Ripple said it deepened its relationship with brokerage firm TJM Investments by buying a minority stake that takes it further into the behind-the-scenes infrastructure that institutions use to trade and settle assets.
Ripple will support trading and clearing of TJM, a US-regulated broker-dealer, as part of the arrangement. The companies have not disclosed financial terms.
The relationship builds on Ripple’s institutional platform, Ripple Prime, which provides trading, financing and security tools for hedge funds, asset managers and family offices. TJM plans to use the connection to offer digital asset trading to clients in the coming months.
Instead of running an exchange or pushing new tokens, Ripple has positioned itself as a service provider for firms that already operate within traditional financial rules.
This approach is gaining traction as volatility, regulation and past exchange failures have made institutions more cautious about where and how they trade crypto.
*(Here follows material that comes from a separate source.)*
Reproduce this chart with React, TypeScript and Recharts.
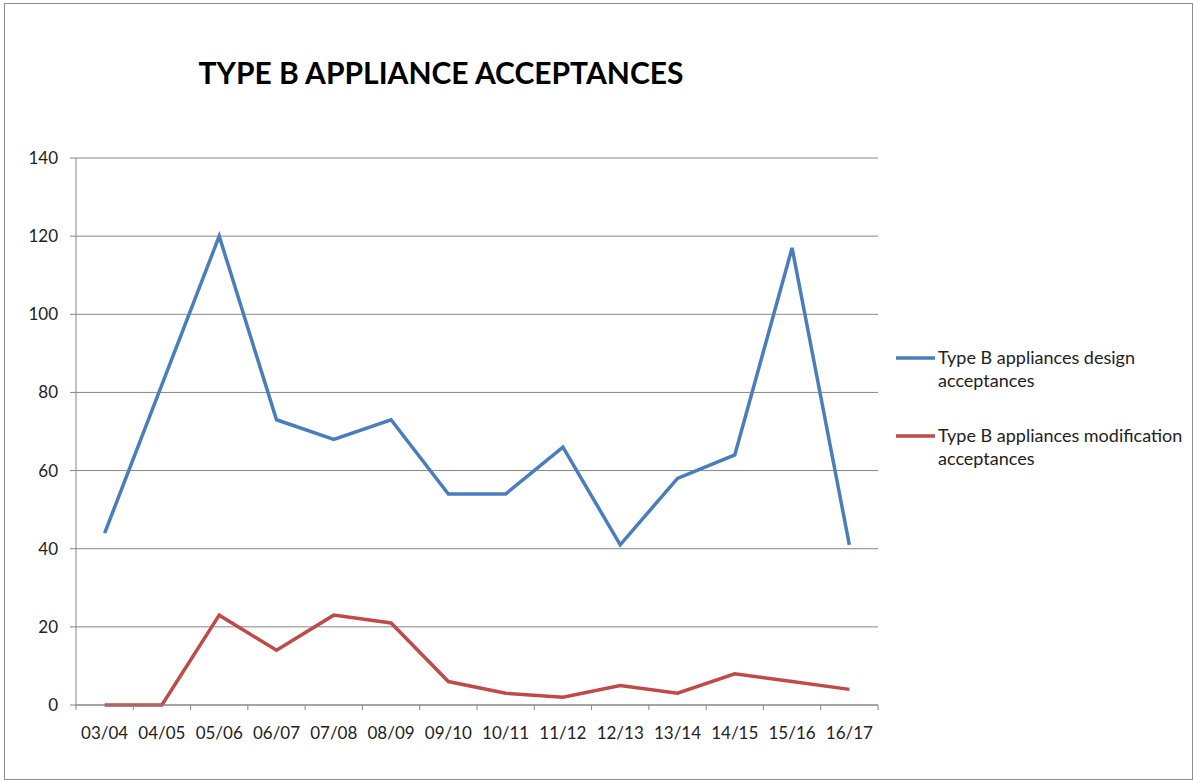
import { LineChart, Line, XAxis, YAxis, CartesianGrid, Legend } from "recharts"

const seasons = ["03/04", "04/05", "05/06", "06/07", "07/08", "08/09", "09/10", "10/11", "11/12", "12/13", "13/14", "14/15", "15/16", "16/17"]
const designAcceptances = [44, 82, 120, 73, 68, 73, 54, 54, 66, 41, 58, 64, 117, 41]
const modificationAcceptances = [0, 0, 23, 14, 23, 21, 6, 3, 2, 5, 3, 8, 6, 4]
const yTicks = [0, 20, 40, 60, 80, 100, 120, 140]

const seriesNames = ["Type B appliances design acceptances", "Type B appliances modification acceptances"]
const seriesColors = ["#4A7EBB", "#BE4B48"]

const FONT = "Lato, 'Open Sans', sans-serif"
const CHART_W = 1187
const CHART_H = 775
const PLOT_W = 802
const HALF_BAND = PLOT_W / seasons.length / 2

const data = seasons.map((season, i) => ({
    season,
    design: designAcceptances[i],
    modification: modificationAcceptances[i],
}))

function SeasonTick(props: any) {
    const { x, y, payload, index } = props
    const last = index === seasons.length - 1
    return (
        <g>
            <line x1={x - HALF_BAND} x2={x - HALF_BAND} y1={y} y2={y + 5} stroke="#868686" />
            {last && <line x1={x + HALF_BAND} x2={x + HALF_BAND} y1={y} y2={y + 5} stroke="#868686" />}
            <text x={x} y={y + 34} textAnchor="middle" fill="#222" fontSize={17} fontFamily={FONT}>
                {payload.value}
            </text>
        </g>
    )
}

function LegendBox() {
    return (
        <div style={{ fontFamily: FONT, fontSize: 18, color: "#222", lineHeight: "23px" }}>
            {seriesNames.map((name, i) => {
                const cut = name.lastIndexOf(" ")
                return (
                    <div key={name} style={{ display: "flex", marginBottom: i === 0 ? 32 : 0 }}>
                        <svg width={42} height={23} style={{ flex: "none" }}>
                            <line x1={0} x2={39} y1={12} y2={12} stroke={seriesColors[i]} strokeWidth={3.5} />
                        </svg>
                        <div>
                            <div>{name.slice(0, cut)}</div>
                            <div>{name.slice(cut + 1)}</div>
                        </div>
                    </div>
                )
            })}
        </div>
    )
}

export default function App() {
    return (
        <div
            style={{
                position: "absolute",
                left: 4,
                top: 3,
                width: CHART_W + 2,
                height: CHART_H + 2,
                boxSizing: "border-box",
                border: "1px solid #8c8c8c",
                background: "#fff",
            }}
        >
            <div
                style={{
                    position: "absolute",
                    left: 0,
                    width: 872,
                    top: 50,
                    textAlign: "center",
                    fontFamily: FONT,
                    fontWeight: 700,
                    fontSize: 30,
                    color: "#000",
                }}
            >
                TYPE B APPLIANCE ACCEPTANCES
            </div>
            <LineChart
                width={CHART_W}
                height={CHART_H}
                data={data}
                margin={{ top: 154, right: 14, bottom: 44, left: 11 }}
            >
                <CartesianGrid vertical={false} stroke="#868686" />
                <XAxis
                    dataKey="season"
                    height={30}
                    padding={{ left: HALF_BAND, right: HALF_BAND }}
                    axisLine={{ stroke: "#868686" }}
                    tickLine={false}
                    tickSize={0}
                    tickMargin={0}
                    interval={0}
                    tick={<SeasonTick />}
                />
                <YAxis
                    width={60}
                    domain={[0, 140]}
                    ticks={yTicks}
                    axisLine={{ stroke: "#868686" }}
                    tickLine={{ stroke: "#868686" }}
                    tickSize={6}
                    tickMargin={12}
                    tick={{ fill: "#222", fontSize: 17, fontFamily: FONT }}
                />
                <Legend
                    layout="vertical"
                    align="right"
                    verticalAlign="middle"
                    wrapperStyle={{ left: 891, top: 342, width: 300 }}
                    content={<LegendBox />}
                />
                <Line
                    type="linear"
                    dataKey="design"
                    name={seriesNames[0]}
                    stroke={seriesColors[0]}
                    strokeWidth={3.5}
                    dot={false}
                    isAnimationActive={false}
                />
                <Line
                    type="linear"
                    dataKey="modification"
                    name={seriesNames[1]}
                    stroke={seriesColors[1]}
                    strokeWidth={3.5}
                    dot={false}
                    isAnimationActive={false}
                />
            </LineChart>
        </div>
    )
}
For large investors, the appeal is less about chasing returns and more about access to familiar market structures, regulated intermediaries and predictable settlement.
Deals like this reflect this shift, with crypto exposure increasingly flowing through prime-style brokers and platforms rather than offshore venues.
Ripple Prime has been building over the past year with the aim of mirroring traditional prime brokerage services with a service tailored to digital assets. The TJM investment reinforces this strategy, suggesting that Ripple is banking on long-term institutional positioning rather than short-term trading hype.